Robison is preparing a statement at Holyrood to set out other spending cuts and freezes once the Treasury provides updated figures on how the chancellor’s revised budgets will affect Scotland’s allocation from the UK.

She issued a letter to Scottish government officials ordering “emergency controls” on spending, but acknowledged on Wednesday that the spending crisis was in part linked to the latest public sector pay deals, expected to cost up to an extra £500m.

The cuts were confirmed as Robison published official data showing that Scotland’s public spending deficit has grown, despite a £1.7bn increase in tax revenues driven partly by economic growth and higher Scottish income taxes on the better-off.

The government expenditure and revenue Scotland (Gers) data for 2023-24 showed the “fiscal gap” between all the tax raised, including from North Sea oil, and all public spending, including by the UK government, for Scotland was nearly £23bn last year.

That was equal to 10.4% of Scottish GDP and equivalent to a subsidy by other UK taxpayers worth £2,417 per person – the highest rate for several years. Public spending was £20,418 a head in Scotland, compared with £18,001 in the UK as a whole. 

The gap between spending and revenues for the UK as a whole was 4.5% of GDP. If North Sea oil and gas receipts were excluded, Scotland’s deficit rose to £26.6bn or 13.2% of GDP.

Robison said Scotland’s higher spending on public services was driven by more generous “social protection”, including the £25 a week child payment, free university tuition and universal free prescriptions. Scotland also offers free bus travel for all over-60s and young people under 22. 

She said Scotland had one of the UK’s strongest regional economies and insisted it would generate more revenues if it had greater control over taxes and wider economic powers, since 70% of the taxes raised in Scotland were levied by the Treasury.

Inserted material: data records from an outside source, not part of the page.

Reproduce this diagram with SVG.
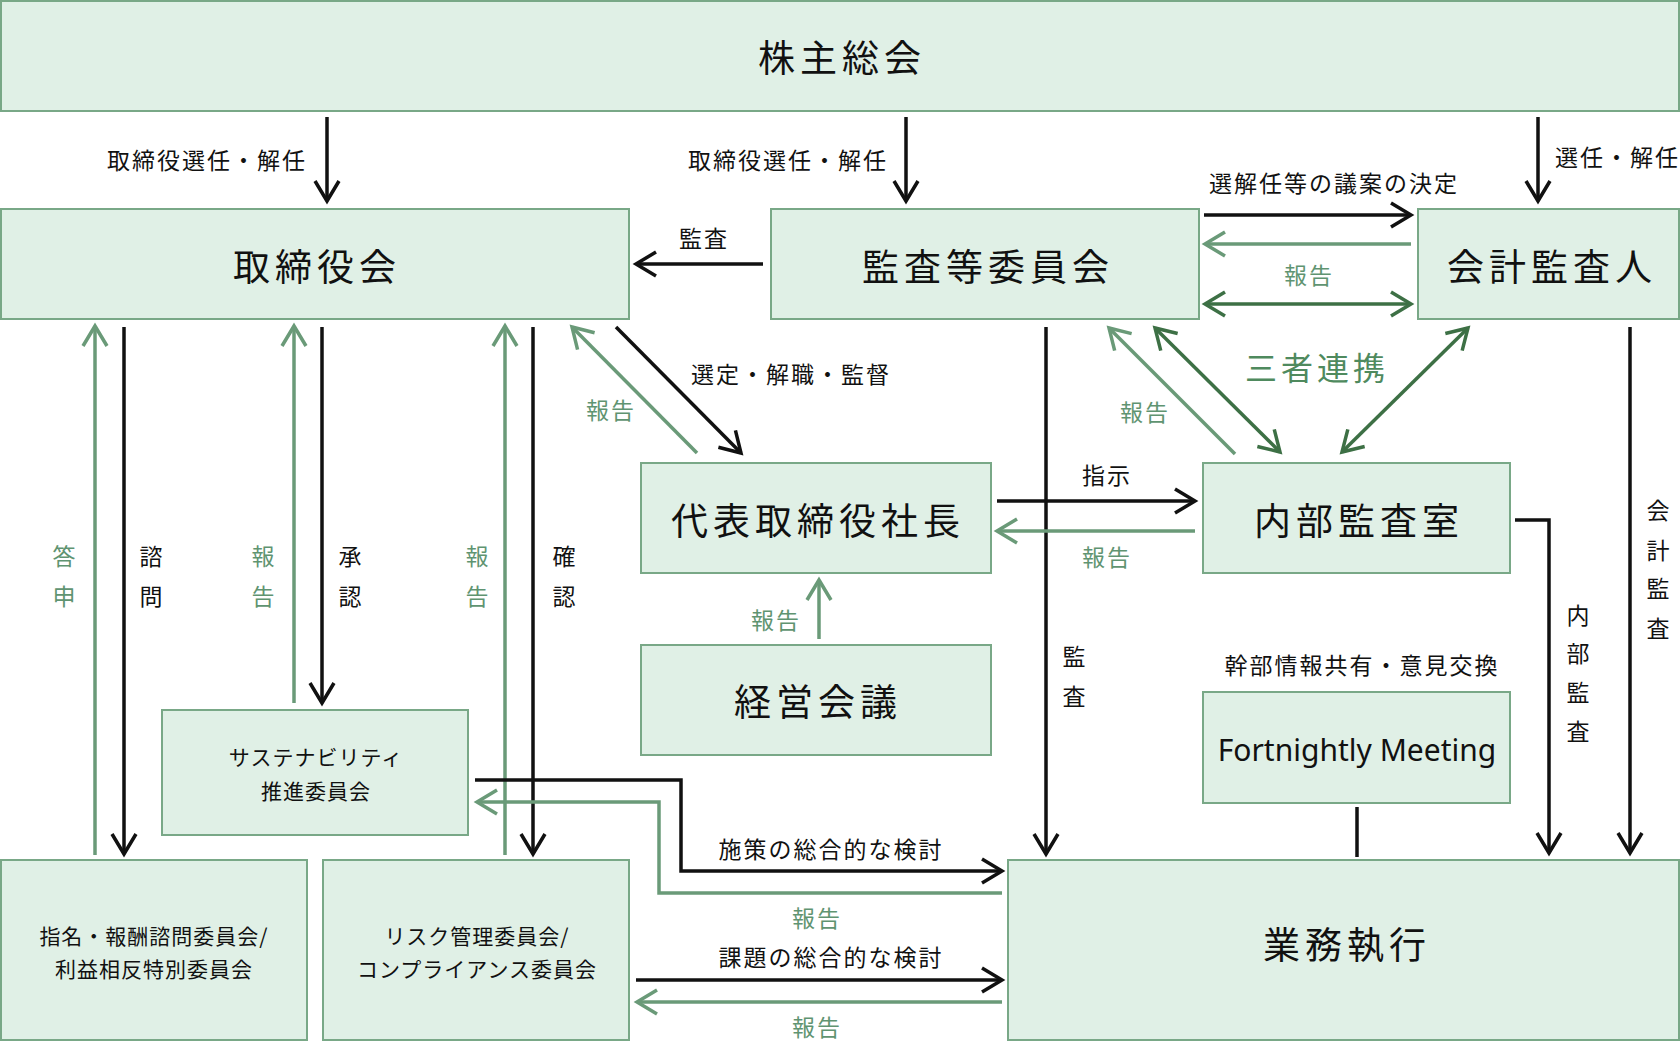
<svg xmlns="http://www.w3.org/2000/svg" width="1680" height="1045" viewBox="0 0 1680 1045">
<style>
.box{fill:#e0f0e6;stroke:#79a887;stroke-width:2}
.big{font-family:"Noto Sans CJK JP","Noto Sans",sans-serif;font-size:37px;letter-spacing:5px;fill:#111;text-anchor:middle;dominant-baseline:central}
.mid{font-family:"Noto Sans CJK JP","Noto Sans",sans-serif;font-size:21px;letter-spacing:1px;fill:#111;text-anchor:middle;dominant-baseline:central}
.lbl{font-family:"Noto Sans CJK JP","Noto Sans",sans-serif;font-size:23px;letter-spacing:2px;fill:#111;text-anchor:middle;dominant-baseline:central}
.g{fill:#5f9471}
.cb{fill:none;stroke:#111;stroke-width:3.5}
.cg{fill:none;stroke:#6a9a78;stroke-width:3.5}
.cd{fill:none;stroke:#3d7045;stroke-width:3.5}
</style>
<defs>
<marker id="mb" markerUnits="userSpaceOnUse" viewBox="-24 -14 28 28" refX="0" refY="0" markerWidth="28" markerHeight="28" orient="auto"><path d="M-20,-12 L0,0 L-20,12" fill="none" stroke="#111" stroke-width="3.5"/></marker>
<marker id="mg" markerUnits="userSpaceOnUse" viewBox="-24 -14 28 28" refX="0" refY="0" markerWidth="28" markerHeight="28" orient="auto"><path d="M-20,-12 L0,0 L-20,12" fill="none" stroke="#6a9a78" stroke-width="3.5"/></marker>
<marker id="md" markerUnits="userSpaceOnUse" viewBox="-24 -14 28 28" refX="0" refY="0" markerWidth="28" markerHeight="28" orient="auto-start-reverse"><path d="M-20,-12 L0,0 L-20,12" fill="none" stroke="#3d7045" stroke-width="3.5"/></marker>
</defs>
<rect width="1680" height="1045" fill="#fff"/>

<g id="n-shareholders"><rect class="box" x="1" y="1" width="1678" height="110"/><text class="big" x="842" y="56">株主総会</text></g>
<g id="n-board"><rect class="box" x="1" y="209" width="628" height="110"/><text class="big" x="317" y="265">取締役会</text></g>
<g id="n-audit-committee"><rect class="box" x="771" y="209" width="428" height="110"/><text class="big" x="988" y="265">監査等委員会</text></g>
<g id="n-accounting-auditor"><rect class="box" x="1418" y="209" width="261" height="110"/><text class="big" x="1552" y="265">会計監査人</text></g>
<g id="n-president"><rect class="box" x="641" y="463" width="350" height="110"/><text class="big" x="818" y="519">代表取締役社長</text></g>
<g id="n-internal-audit"><rect class="box" x="1203" y="463" width="307" height="110"/><text class="big" x="1359" y="519">内部監査室</text></g>
<g id="n-management"><rect class="box" x="641" y="645" width="350" height="110"/><text class="big" x="818" y="700">経営会議</text></g>
<g id="n-fortnightly"><rect class="box" x="1203" y="692" width="307" height="111"/><text x="1357" y="749" font-family="Noto Sans, sans-serif" font-size="30" fill="#111" text-anchor="middle" dominant-baseline="central">Fortnightly Meeting</text></g>
<g id="n-sustainability"><rect class="box" x="162" y="710" width="306" height="125"/><text class="mid" x="316" y="756">サステナビリティ</text><text class="mid" x="316" y="790">推進委員会</text></g>
<g id="n-nomination"><rect class="box" x="1" y="860" width="306" height="180"/><text class="mid" x="154" y="935">指名・報酬諮問委員会/</text><text class="mid" x="154" y="968">利益相反特別委員会</text></g>
<g id="n-risk"><rect class="box" x="323" y="860" width="306" height="180"/><text class="mid" x="477" y="935">リスク管理委員会/</text><text class="mid" x="477" y="968">コンプライアンス委員会</text></g>
<g id="n-operations"><rect class="box" x="1008" y="860" width="671" height="180"/><text class="big" x="1347" y="943">業務執行</text></g>

<g id="connectors">
<path class="cb" d="M327,117 V201" marker-end="url(#mb)"/>
<path class="cb" d="M906,117 V201" marker-end="url(#mb)"/>
<path class="cb" d="M1538,117 V201" marker-end="url(#mb)"/>
<path class="cb" d="M763,264 H636" marker-end="url(#mb)"/>
<path class="cb" d="M1204,215 H1411" marker-end="url(#mb)"/>
<path class="cg" d="M1411,244 H1205" marker-end="url(#mg)"/>
<path class="cd" d="M1205,304 H1411" marker-start="url(#md)" marker-end="url(#md)"/>
<path class="cb" d="M616,327 L741,453" marker-end="url(#mb)"/>
<path class="cg" d="M697,453 L572,327" marker-end="url(#mg)"/>
<path class="cg" d="M95,855 V326" marker-end="url(#mg)"/>
<path class="cb" d="M124,327 V854" marker-end="url(#mb)"/>
<path class="cg" d="M294,703 V326" marker-end="url(#mg)"/>
<path class="cb" d="M322,327 V703" marker-end="url(#mb)"/>
<path class="cg" d="M505,855 V326" marker-end="url(#mg)"/>
<path class="cb" d="M533,327 V854" marker-end="url(#mb)"/>
<path class="cb" d="M1046,327 V854" marker-end="url(#mb)"/>
<path class="cg" d="M1235,454 L1109,328" marker-end="url(#mg)"/>
<path class="cd" d="M1155,328 L1280,452" marker-start="url(#md)" marker-end="url(#md)"/>
<path class="cd" d="M1468,328 L1342,452" marker-start="url(#md)" marker-end="url(#md)"/>
<path class="cb" d="M997,501 H1195" marker-end="url(#mb)"/>
<path class="cg" d="M1195,531 H997" marker-end="url(#mg)"/>
<path class="cg" d="M819,639 V580" marker-end="url(#mg)"/>
<path class="cb" d="M1515,520 H1549 V853" marker-end="url(#mb)"/>
<path class="cb" d="M1630,327 V853" marker-end="url(#mb)"/>
<path class="cb" d="M1357,807 V857"/>
<path class="cb" d="M475,780 H681 V871 H1002" marker-end="url(#mb)"/>
<path class="cg" d="M1002,893 H659 V802 H477" marker-end="url(#mg)"/>
<path class="cb" d="M636,980 H1002" marker-end="url(#mb)"/>
<path class="cg" d="M1002,1002 H637" marker-end="url(#mg)"/>

<text class="lbl" x="307" y="159" style="text-anchor:end">取締役選任・解任</text>
<text class="lbl" x="888" y="159" style="text-anchor:end">取締役選任・解任</text>
<text class="lbl" x="1555" y="156" style="text-anchor:start">選任・解任</text>
<text class="lbl" x="704" y="237">監査</text>
<text class="lbl" x="1334" y="182">選解任等の議案の決定</text>
<text class="lbl g" x="1309" y="274">報告</text>
<text class="lbl" x="691" y="373" style="text-anchor:start">選定・解職・監督</text>
<text class="lbl g" x="611" y="409">報告</text>
<text class="lbl g" x="1145" y="411">報告</text>
<text class="lbl" x="1317" y="366" style="font-size:32px;letter-spacing:4px;fill:#4f8a5e">三者連携</text>
<text class="lbl" x="1107" y="474">指示</text>
<text class="lbl g" x="1107" y="556">報告</text>
<text class="lbl g" x="776" y="619">報告</text>
<text class="lbl" x="1075" y="655">監</text>
<text class="lbl" x="1075" y="695">査</text>
<text class="lbl" x="1362" y="664">幹部情報共有・意見交換</text>
<text class="lbl" x="1579" y="614">内</text>
<text class="lbl" x="1579" y="652">部</text>
<text class="lbl" x="1579" y="691">監</text>
<text class="lbl" x="1579" y="730">査</text>
<text class="lbl" x="1659" y="509">会</text>
<text class="lbl" x="1659" y="549">計</text>
<text class="lbl" x="1659" y="587">監</text>
<text class="lbl" x="1659" y="627">査</text>
<text class="lbl g" x="65" y="555">答</text>
<text class="lbl g" x="65" y="595">申</text>
<text class="lbl" x="152" y="555">諮</text>
<text class="lbl" x="152" y="595">問</text>
<text class="lbl g" x="264" y="555">報</text>
<text class="lbl g" x="264" y="595">告</text>
<text class="lbl" x="351" y="555">承</text>
<text class="lbl" x="351" y="595">認</text>
<text class="lbl g" x="478" y="555">報</text>
<text class="lbl g" x="478" y="595">告</text>
<text class="lbl" x="565" y="555">確</text>
<text class="lbl" x="565" y="595">認</text>
<text class="lbl" x="831" y="848">施策の総合的な検討</text>
<text class="lbl g" x="817" y="917">報告</text>
<text class="lbl" x="831" y="956">課題の総合的な検討</text>
<text class="lbl g" x="817" y="1026">報告</text>
</g>
</svg>
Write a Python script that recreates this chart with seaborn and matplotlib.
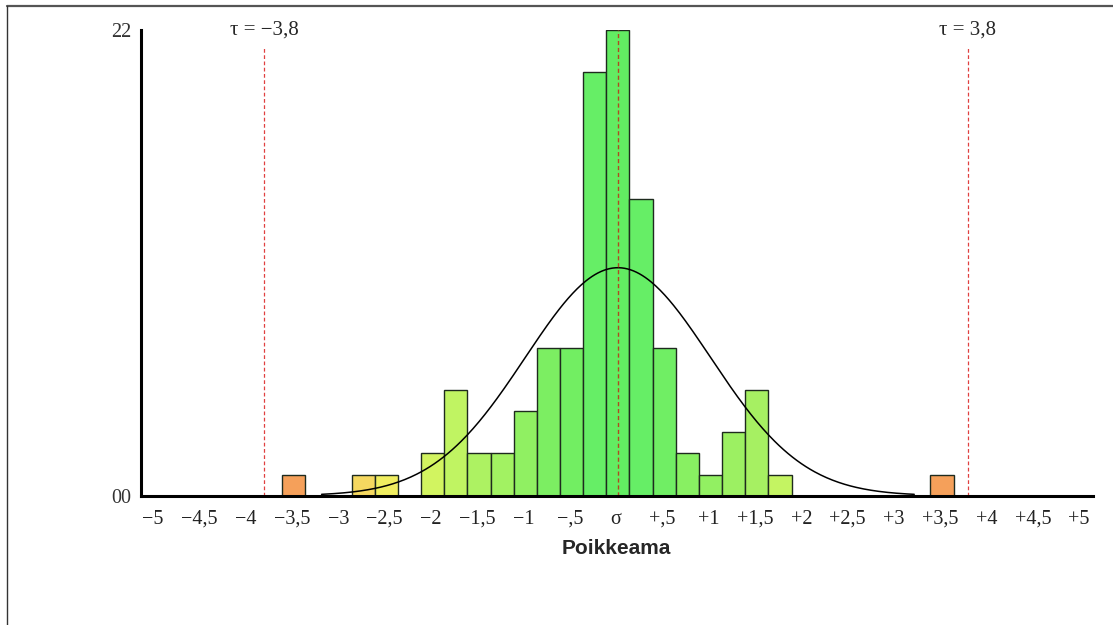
import numpy as np
import matplotlib
matplotlib.use("Agg")
import matplotlib.pyplot as plt
import seaborn as sns
from matplotlib.lines import Line2D

# histogrammin luokat (sigma-yksikköinä) ja frekvenssit
bin_centers = [-3.48, -2.73, -2.48, -1.98, -1.73, -1.48, -1.23, -0.98, -0.73, -0.48,
               -0.23, 0.02, 0.27, 0.52, 0.77, 1.02, 1.27, 1.52, 1.77, 3.52]
counts = [1, 1, 1, 2, 5, 2, 2, 4, 7, 7, 20, 22, 14, 7, 2, 1, 3, 5, 1, 1]
bar_colors = ['#F5A05A', '#F5D860', '#F0EE60', '#D2F460', '#C0F462', '#ADF262',
              '#A2F262', '#90F062', '#7CEE62', '#72EE62', '#66EE66', '#62EC62',
              '#66EE66', '#70EE64', '#88F062', '#92F062', '#9CF062', '#A6F062',
              '#C4F462', '#F5A05A']

tick_pos = [-5, -4.5, -4, -3.5, -3, -2.5, -2, -1.5, -1, -0.5, 0,
            0.5, 1, 1.5, 2, 2.5, 3, 3.5, 4, 4.5, 5]
tick_labels = ['−5', '−4,5', '−4', '−3,5', '−3', '−2,5', '−2', '−1,5', '−1', '−,5', 'σ',
               '+,5', '+1', '+1,5', '+2', '+2,5', '+3', '+3,5', '+4', '+4,5', '+5']

mean = 0.02
sd = 1.0
bin_width = 0.25
tau = 3.8
y_max = 22

sns.set_style("white")
plt.rcParams['font.family'] = ['Liberation Serif', 'DejaVu Serif']

fig = plt.figure(figsize=(11.13, 6.25), dpi=100)
ax = fig.add_axes([0.1267, 0.2069, 0.8553, 0.745])

hue_keys = [f"{c:.2f}" for c in bin_centers]
sns.barplot(x=bin_centers, y=counts, hue=hue_keys, palette=bar_colors,
            native_scale=True, width=1.0, errorbar=None, legend=False,
            edgecolor='#1E2A1E', linewidth=1.0, saturation=1, ax=ax)

# normaalijakaumakäyrä
n_total = sum(counts)
xs = np.linspace(mean - 3.2 * sd, mean + 3.2 * sd, 400)
ys = n_total * bin_width * np.exp(-0.5 * ((xs - mean) / sd) ** 2) / (sd * np.sqrt(2 * np.pi))
sns.lineplot(x=xs, y=ys, color='black', linewidth=1.1, ax=ax, zorder=4)

# keskiarvo ja tau-rajat
ax.vlines(mean, 0, y_max, colors='#B04A20', linestyles=(0, (3, 2)), linewidth=1.0, zorder=5)
for t in (-tau, tau):
    ax.vlines(t, 0, 21.25, colors='#E04040', linestyles=(0, (3, 2)), linewidth=0.9, zorder=5)
ax.text(-tau, y_max, 'τ = −3,8', ha='center', va='center', fontsize=15, clip_on=False)
ax.text(tau, y_max, 'τ = 3,8', ha='center', va='center', fontsize=15, clip_on=False)

ax.set_xlim(-5.13, 5.15)
ax.set_ylim(0, y_max)
ax.set_xticks(tick_pos)
ax.set_xticklabels(tick_labels, fontsize=14.5)
ax.set_yticks([0, y_max])
ax.set_yticklabels(['00', '22'], fontsize=14.5)
ax.tick_params(axis='x', length=0, pad=10, colors='#222222')
ax.tick_params(axis='y', length=0, pad=7, colors='#333333')
ax.set_xlabel('')
ax.set_ylabel('')
for side in ('top', 'right'):
    ax.spines[side].set_visible(False)
for side in ('left', 'bottom'):
    ax.spines[side].set_linewidth(2.2)
    ax.spines[side].set_color('black')
    ax.spines[side].set_zorder(6)

fig.text(616 / 1113, 1 - 548 / 625, 'Poikkeama', ha='center', va='center',
         fontsize=15, fontweight='bold', family=['Liberation Sans', 'DejaVu Sans'])

# kuvan reunaviivat
fig.add_artist(Line2D([7 / 1113, 1], [1 - 6 / 625, 1 - 6 / 625], color='#555555', linewidth=1.6))
fig.add_artist(Line2D([7 / 1113, 7 / 1113], [0, 1 - 6 / 625], color='#333333', linewidth=1.0))

fig.savefig('out.png', dpi=100, facecolor='white')
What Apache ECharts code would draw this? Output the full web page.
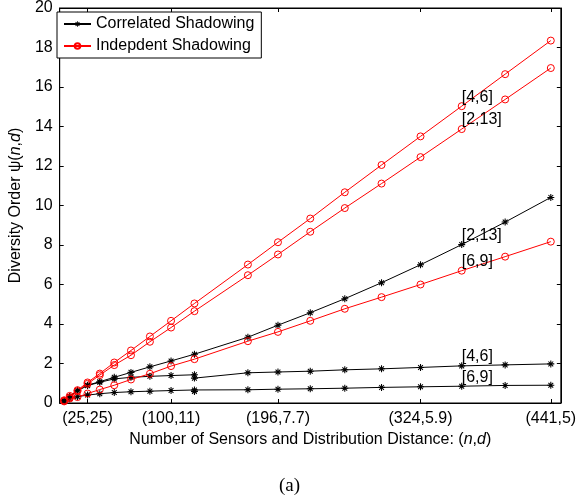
<!DOCTYPE html>
<html>
<head>
<meta charset="utf-8">
<script src="https://cdn.jsdelivr.net/npm/echarts@6/dist/echarts.min.js"></script>
<style>
  html, body { margin: 0; padding: 0; background: #fff; }
  #chart { width: 579px; height: 497px; }
</style>
</head>
<body>
<div id="chart"></div>
<script>
// n = number of sensors (x position), one entry per marker
const nValues = [4, 9, 16, 25, 36, 49, 64, 81, 100, 121, 169, 196, 225, 256, 289, 324, 361, 400, 441];
// the [4,6] and [6,9] correlated curves have two points at n = 121
const nValuesDup = [4, 9, 16, 25, 36, 49, 64, 81, 100, 121, 121, 169, 196, 225, 256, 289, 324, 361, 400, 441];

const corr2_13 = [0.12, 0.33, 0.65, 0.90, 1.08, 1.30, 1.55, 1.83, 2.13, 2.47, 3.33, 3.94, 4.57, 5.28, 6.09, 7.00, 8.02, 9.16, 10.41];
const corr4_6 = [0.12, 0.33, 0.62, 0.88, 1.05, 1.22, 1.30, 1.35, 1.39, 1.43, 1.26, 1.53, 1.57, 1.61, 1.68, 1.73, 1.80, 1.88, 1.93, 1.98];
const corr6_9 = [0.10, 0.22, 0.32, 0.40, 0.47, 0.53, 0.57, 0.60, 0.63, 0.66, 0.58, 0.67, 0.70, 0.72, 0.75, 0.79, 0.82, 0.85, 0.89, 0.90];

const ind4_6 = [0.14, 0.36, 0.65, 1.04, 1.49, 2.05, 2.66, 3.37, 4.16, 5.04, 7.01, 8.14, 9.34, 10.67, 12.05, 13.50, 15.03, 16.65, 18.35];
const ind2_13 = [0.11, 0.28, 0.60, 0.97, 1.41, 1.92, 2.42, 3.10, 3.82, 4.65, 6.47, 7.52, 8.67, 9.87, 11.11, 12.45, 13.87, 15.37, 16.96];
const ind6_9 = [0.08, 0.23, 0.30, 0.48, 0.68, 0.90, 1.19, 1.48, 1.87, 2.22, 3.13, 3.60, 4.16, 4.77, 5.36, 6.00, 6.70, 7.41, 8.17];

const tickN = [25, 100, 196, 324, 441];
const tickLabels = ['(25,25)', '(100,11)', '(196,7.7)', '(324,5.9)', '(441,5)'];

const corrName = 'Correlated Shadowing';
const indName = 'Indepdent Shadowing';
const labelAtN = 361;

const FONT = 'Liberation Sans, Arial, Helvetica, sans-serif';

// MATLAB style '*' marker
const asterisk = 'path://M0 8.5H20V11.5H0Z M8.5 0H11.5V20H8.5Z ' +
  'M2.1 4.2L4.2 2.1L17.9 15.8L15.8 17.9Z M15.8 2.1L17.9 4.2L4.2 17.9L2.1 15.8Z';

function points(ns, ys, tag) {
  return ns.map((n, i) => {
    const item = { value: [n, ys[i]] };
    if (n === labelAtN) {
      item.label = {
        show: true,
        formatter: tag,
        position: ['50%', '50%'],
        align: 'left',
        verticalAlign: 'bottom',
        offset: [0, -1],
        color: '#000',
        fontSize: 16,
        fontFamily: FONT
      };
    }
    return item;
  });
}

function lineSeries(name, ns, ys, tag, color, hollow) {
  return {
    name: name,
    type: 'line',
    data: points(ns, ys, tag),
    symbol: hollow ? 'circle' : asterisk,
    symbolSize: 7,
    showAllSymbol: true,
    lineStyle: { color: color, width: 1 },
    itemStyle: hollow
      ? { color: 'rgba(255,255,255,0)', borderColor: color, borderWidth: 1 }
      : { color: color, borderWidth: 0 },
    emphasis: { disabled: true },
    animation: false
  };
}

const chart = echarts.init(document.getElementById('chart'));

const option = {
  backgroundColor: '#fff',
  animation: false,
  grid: {
    left: 52, top: 7, width: 511, height: 396,
    show: true, borderColor: '#000', borderWidth: 1, backgroundColor: 'transparent'
  },
  legend: {
    data: [corrName, indName],
    orient: 'vertical',
    left: 57, top: 12,
    padding: [4, 7, 4, 6],
    itemWidth: 27,
    itemHeight: 7,
    itemGap: 6,
    borderColor: '#000',
    borderWidth: 1,
    backgroundColor: '#fff',
    textStyle: { fontSize: 16, fontFamily: FONT, color: '#000', lineHeight: 14 }
  },
  xAxis: [{
    type: 'value',
    min: 0, max: 450,
    name: 'Number of Sensors and Distribution Distance: ({i|n},{i|d})',
    nameLocation: 'middle',
    nameGap: 25,
    nameTextStyle: {
      fontSize: 16, fontFamily: FONT, color: '#000',
      rich: { i: { fontStyle: 'italic', fontSize: 16, fontFamily: FONT, color: '#000' } }
    },
    splitLine: { show: false },
    axisLine: { show: true, onZero: false, lineStyle: { color: '#000', width: 1 } },
    axisTick: { show: true, inside: true, length: 4, customValues: tickN, lineStyle: { color: '#000' } },
    axisLabel: {
      customValues: tickN,
      formatter: v => tickLabels[tickN.indexOf(v)],
      fontSize: 16, fontFamily: FONT, color: '#000', margin: 8
    }
  }, {
    type: 'value',
    position: 'top',
    min: 0, max: 450,
    splitLine: { show: false },
    axisLine: { show: true, onZero: false, lineStyle: { color: '#000', width: 1 } },
    axisTick: { show: true, inside: true, length: 4, customValues: tickN, lineStyle: { color: '#000' } },
    axisLabel: { show: false }
  }],
  yAxis: [{
    type: 'value',
    min: 0, max: 20, interval: 2,
    name: 'Diversity Order ψ({i|n},{i|d})',
    nameLocation: 'middle',
    nameGap: 24,
    nameTextStyle: {
      fontSize: 16, fontFamily: FONT, color: '#000',
      rich: { i: { fontStyle: 'italic', fontSize: 16, fontFamily: FONT, color: '#000' } }
    },
    splitLine: { show: false },
    axisLine: { show: true, onZero: false, lineStyle: { color: '#000', width: 1 } },
    axisTick: { show: true, inside: true, length: 4, lineStyle: { color: '#000' } },
    axisLabel: { fontSize: 16, fontFamily: FONT, color: '#000', margin: 7 }
  }, {
    type: 'value',
    position: 'right',
    min: 0, max: 20, interval: 2,
    splitLine: { show: false },
    axisLine: { show: true, onZero: false, lineStyle: { color: '#000', width: 1 } },
    axisTick: { show: true, inside: true, length: 4, lineStyle: { color: '#000' } },
    axisLabel: { show: false }
  }],
  graphic: [{
    type: 'text',
    left: 'center',
    top: 477,
    style: { text: '(a)', font: '19px "Liberation Serif", "Times New Roman", serif', fill: '#000' }
  }],
  series: [
    lineSeries(corrName, nValues, corr2_13, '[2,13]', '#000', false),
    lineSeries(corrName, nValuesDup, corr4_6, '[4,6]', '#000', false),
    lineSeries(corrName, nValuesDup, corr6_9, '[6,9]', '#000', false),
    lineSeries(indName, nValues, ind4_6, '[4,6]', '#ff0000', true),
    lineSeries(indName, nValues, ind2_13, '[2,13]', '#ff0000', true),
    lineSeries(indName, nValues, ind6_9, '[6,9]', '#ff0000', true)
  ]
};

chart.setOption(option);
</script>
</body>
</html>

The Institute for Fiscal Studies thinktank said the apparent worsening in Scotland’s fiscal position was because of a fall in oil and gas prices globally, which showed Scotland’s finances were heavily dependent on North Sea taxes.

David Phillips, an IFS associate director, said that would matter a great deal if Scotland were independent or had greater fiscal autonomy. “Under current constitutional arrangements, such differences matter little: Scotland’s notional deficit is subsumed within the wider UK’s deficit,” he said.

Kirsty McNeill, the recently appointed Scotland minister for the UK government, and a former executive with Save the Children, said the Gers data “underlined the collective economic strength of the United Kingdom”.

Robison said Reeves had failed to consult Scotland about the £22bn cuts announcement or the end to universal winter fuel payments.

McNeill said, however, that the UK government wanted to collaborate with Scottish ministers. “We have reset relationships with partners across the UK, and want to work closely with the Scottish government to produce better results for people in Scotland,” she said.